TASK DATA
···
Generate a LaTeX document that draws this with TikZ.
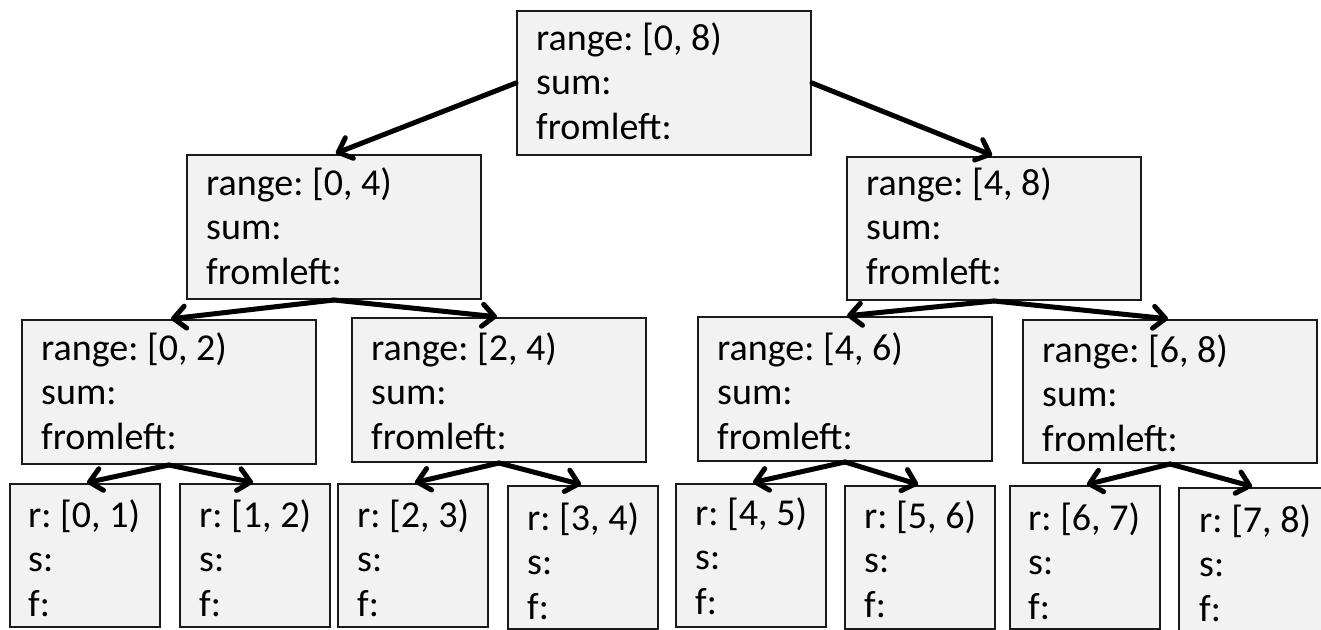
\documentclass[tikz,border=0pt]{standalone}
\usepackage{fontspec}
\setmainfont{Carlito}
\usetikzlibrary{arrows.meta}
\definecolor{boxfill}{HTML}{F2F2F2}
\definecolor{boxline}{HTML}{1A1A1A}
\frenchspacing
\begin{document}
\begin{tikzpicture}[x=1pt,y=-1pt,
  box/.style={draw=boxline, fill=boxfill, line width=2pt, inner sep=0pt, anchor=north west},
  big/.style={box, minimum width=294pt, minimum height=144pt},
  leaf/.style={box, minimum width=150pt, minimum height=143pt},
  txt/.style={anchor=base west, inner sep=0pt, font=\fontsize{38}{44.5}\selectfont\frenchspacing},
  link/.style={line width=5pt, line cap=round, shorten >=2pt, -{Straight Barb[length=12pt,width=22pt,line cap=round,line join=round]}}]
\useasboundingbox (0,0) rectangle (1321,629);
\newcommand\lines[3]{\begin{tabular}[t]{@{}l@{}}#1\\#2\\#3\end{tabular}}
% level 0
\node[big] (root) at (516,10) {};
\node[txt] (root-t) at (536,50) {\lines{range: [0, 8)}{sum:}{fromleft:}};
% level 1
\node[big] (a) at (186,154) {};
\node[txt] (a-t) at (206,195) {\lines{range: [0, 4)}{sum:}{fromleft:}};
\node[big, minimum height=143pt] (b) at (846,156) {};
\node[txt] (b-t) at (866,195) {\lines{range: [4, 8)}{sum:}{fromleft:}};
% level 2
\node[big] (c) at (21,319) {};
\node[txt] (c-t) at (41,360) {\lines{range: [0, 2)}{sum:}{fromleft:}};
\node[big] (d) at (351,317) {};
\node[txt] (d-t) at (371,360) {\lines{range: [2, 4)}{sum:}{fromleft:}};
\node[big] (e) at (697,316) {};
\node[txt] (e-t) at (717,360) {\lines{range: [4, 6)}{sum:}{fromleft:}};
\node[big, minimum height=143pt] (f) at (1022,319) {};
\node[txt] (f-t) at (1042,362) {\lines{range: [6, 8)}{sum:}{fromleft:}};
% leaves
\node[leaf] (l0) at (9,483) {};
\node[txt] (l0-t) at (28,527) {\lines{r: [0, 1)}{s:}{f:}};
\node[leaf] (l1) at (179,483) {};
\node[txt] (l1-t) at (199,527) {\lines{r: [1, 2)}{s:}{f:}};
\node[leaf] (l2) at (337,483) {};
\node[txt] (l2-t) at (357,527) {\lines{r: [2, 3)}{s:}{f:}};
\node[leaf] (l3) at (507,485) {};
\node[txt] (l3-t) at (527,530) {\lines{r: [3, 4)}{s:}{f:}};
\node[leaf] (l4) at (675,483) {};
\node[txt] (l4-t) at (695,525) {\lines{r: [4, 5)}{s:}{f:}};
\node[leaf] (l5) at (844,485) {};
\node[txt] (l5-t) at (864,528) {\lines{r: [5, 6)}{s:}{f:}};
\node[leaf] (l6) at (1009,485) {};
\node[txt] (l6-t) at (1028,530) {\lines{r: [6, 7)}{s:}{f:}};
\node[leaf] (l7) at (1178,487) {};
\node[txt] (l7-t) at (1199,532) {\lines{r: [7, 8)}{s:}{f:}};
% connectors
\draw[link] (root.west) -- (a.north);
\draw[link] (root.east) -- (b.north);
\draw[link] (a.south) -- (c.north);
\draw[link] (a.south) -- (d.north);
\draw[link] (b.south) -- (e.north);
\draw[link] (b.south) -- (f.north);
\draw[link] (c.south) -- (l0.north);
\draw[link] (c.south) -- (l1.north);
\draw[link] (d.south) -- (l2.north);
\draw[link] (d.south) -- (l3.north);
\draw[link] (e.south) -- (l4.north);
\draw[link] (e.south) -- (l5.north);
\draw[link] (f.south) -- (l6.north);
\draw[link] (f.south) -- (l7.north);
\end{tikzpicture}
\end{document}
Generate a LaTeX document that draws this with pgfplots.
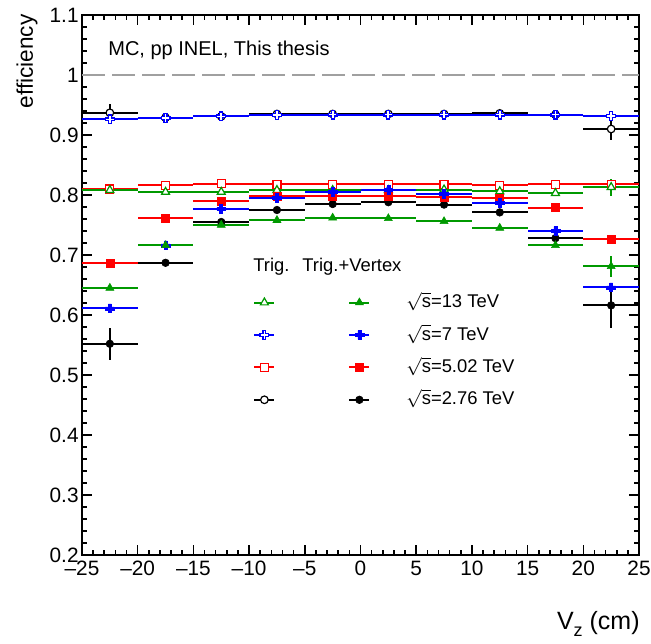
···
YOUR OBJECTIVE
Reproduce every line exactly and omit all pictures.

WRITTEN RESPONSE
Generate a LaTeX document that draws this with TikZ.
\documentclass[tikz,border=0pt]{standalone}
\usepackage{fontspec}
\setmainfont{Carlito}
\usetikzlibrary{arrows.meta}
\definecolor{boxfill}{HTML}{F2F2F2}
\definecolor{boxline}{HTML}{1A1A1A}
\frenchspacing
\begin{document}
\begin{tikzpicture}[x=1pt,y=-1pt,
  box/.style={draw=boxline, fill=boxfill, line width=2pt, inner sep=0pt, anchor=north west},
  big/.style={box, minimum width=294pt, minimum height=144pt},
  leaf/.style={box, minimum width=150pt, minimum height=143pt},
  txt/.style={anchor=base west, inner sep=0pt, font=\fontsize{38}{44.5}\selectfont\frenchspacing},
  link/.style={line width=5pt, line cap=round, shorten >=2pt, -{Straight Barb[length=12pt,width=22pt,line cap=round,line join=round]}}]
\useasboundingbox (0,0) rectangle (1321,629);
\newcommand\lines[3]{\begin{tabular}[t]{@{}l@{}}#1\\#2\\#3\end{tabular}}
% level 0
\node[big] (root) at (516,10) {};
\node[txt] (root-t) at (536,50) {\lines{range: [0, 8)}{sum:}{fromleft:}};
% level 1
\node[big] (a) at (186,154) {};
\node[txt] (a-t) at (206,195) {\lines{range: [0, 4)}{sum:}{fromleft:}};
\node[big, minimum height=143pt] (b) at (846,156) {};
\node[txt] (b-t) at (866,195) {\lines{range: [4, 8)}{sum:}{fromleft:}};
% level 2
\node[big] (c) at (21,319) {};
\node[txt] (c-t) at (41,360) {\lines{range: [0, 2)}{sum:}{fromleft:}};
\node[big] (d) at (351,317) {};
\node[txt] (d-t) at (371,360) {\lines{range: [2, 4)}{sum:}{fromleft:}};
\node[big] (e) at (697,316) {};
\node[txt] (e-t) at (717,360) {\lines{range: [4, 6)}{sum:}{fromleft:}};
\node[big, minimum height=143pt] (f) at (1022,319) {};
\node[txt] (f-t) at (1042,362) {\lines{range: [6, 8)}{sum:}{fromleft:}};
% leaves
\node[leaf] (l0) at (9,483) {};
\node[txt] (l0-t) at (28,527) {\lines{r: [0, 1)}{s:}{f:}};
\node[leaf] (l1) at (179,483) {};
\node[txt] (l1-t) at (199,527) {\lines{r: [1, 2)}{s:}{f:}};
\node[leaf] (l2) at (337,483) {};
\node[txt] (l2-t) at (357,527) {\lines{r: [2, 3)}{s:}{f:}};
\node[leaf] (l3) at (507,485) {};
\node[txt] (l3-t) at (527,530) {\lines{r: [3, 4)}{s:}{f:}};
\node[leaf] (l4) at (675,483) {};
\node[txt] (l4-t) at (695,525) {\lines{r: [4, 5)}{s:}{f:}};
\node[leaf] (l5) at (844,485) {};
\node[txt] (l5-t) at (864,528) {\lines{r: [5, 6)}{s:}{f:}};
\node[leaf] (l6) at (1009,485) {};
\node[txt] (l6-t) at (1028,530) {\lines{r: [6, 7)}{s:}{f:}};
\node[leaf] (l7) at (1178,487) {};
\node[txt] (l7-t) at (1199,532) {\lines{r: [7, 8)}{s:}{f:}};
% connectors
\draw[link] (root.west) -- (a.north);
\draw[link] (root.east) -- (b.north);
\draw[link] (a.south) -- (c.north);
\draw[link] (a.south) -- (d.north);
\draw[link] (b.south) -- (e.north);
\draw[link] (b.south) -- (f.north);
\draw[link] (c.south) -- (l0.north);
\draw[link] (c.south) -- (l1.north);
\draw[link] (d.south) -- (l2.north);
\draw[link] (d.south) -- (l3.north);
\draw[link] (e.south) -- (l4.north);
\draw[link] (e.south) -- (l5.north);
\draw[link] (f.south) -- (l6.north);
\draw[link] (f.south) -- (l7.north);
\end{tikzpicture}
\end{document}
Generate a LaTeX document that draws this with pgfplots.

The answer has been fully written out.